The FCC Media Bureau denied a petition for reconsideration from Kingdom of God to reinstate the license of its Class A WKGK Kokomo, Indiana. It’s clear that the station’s numerous periods of extended silence, including the most recent one that resulted in expiration of its license, “are a direct result of KOG’s own business decisions and reinstatement is not warranted,” the bureau said in a letter to Kingdom of God released Monday (http://bit.ly/1CBj1v8). The removal of the station’s tower and antenna are not persuasive arguments in support of reinstatement, it said.
The Sports Fans Coalition again urged the FCC to dump the sports blackout rule. Fans around the country are waiting for the FCC “to finally put an end to this archaic and anti-fan practice,” the coalition said Monday in a news release. The FCC is expected to unanimously vote Tuesday for eliminating the rule (CD Sept 11 p2). The vote will send a message to the NFL and other sports leagues “that the free ride they've been given by the government is over,” said the coalition, started, in part, by a former Dish Network executive.

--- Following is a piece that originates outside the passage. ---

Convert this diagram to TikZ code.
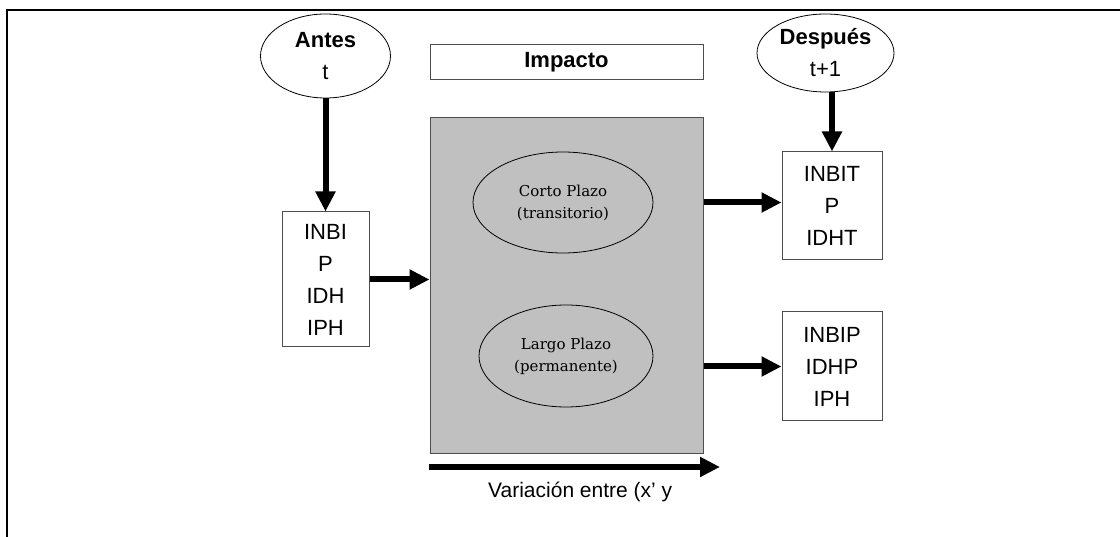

The FCC’s recently released draft relocation reimbursement forms (CD Sept 29 p14) and the announced timeline for filing them could lead to “hiccups,” said Fletcher Heald broadcast attorney Anne Goodwin Crump in a post on the firm’s blog Monday (http://bit.ly/1rFMyjT). Because only three months are planned between the issuance of the public notice announcing channel reassignments and the date stations and multichannel video programming distributors have to turn in their cost estimates, station objections and challenges to reassignment are liable to stack up, she said. “It’s unlikely in the extreme that such a petition would be resolved before the close of the three-month period for estimates.” Stations that have reconsideration petitions granted won’t have to move, and so wouldn’t incur relocation costs. But if the three-month period is up first, they'll already have had to go to “the trouble and expense” of filing for reimbursement, she said. Crump said it’s not yet clear what happens if there are many reconsideration requests or petitions for review of the repacking: “Will it nonetheless be necessary to march full speed ahead even in the face of substantial uncertainty?"
The FCC should stay out of the debate on whether the Washington Redskins team name should be deemed a broadcast license-ending infraction, a broadcast attorney said. No current laws or FCC regulations or policies “prohibit broadcast of the word ‘Redskins,’ or any other racial epithet for that matter,” said Fletcher Heald attorney Steve Lovelady Monday in a blog post (http://bit.ly/1vrBRkT). Lovelady referred to a petition from John Banzhaf, a George Washington University professor who challenged the license of WWXX-FM Washington. The petition relies on a statute that makes it a criminal offense to broadcast obscene, indecent or profane language on radio or TV, Lovelady said. As inconsistent as the FCC’s enforcement of that provision has been, the provision “has never been held to proscribe racial or ethnic epithets,” he said. Since the term “Redskins” doesn’t have any per se sexual or excretory connotations at all, “much less any offensive ones, it would be impossible to stretch the terms ‘obscene’ or ‘indecent’ to include ‘Redskins,'” he said.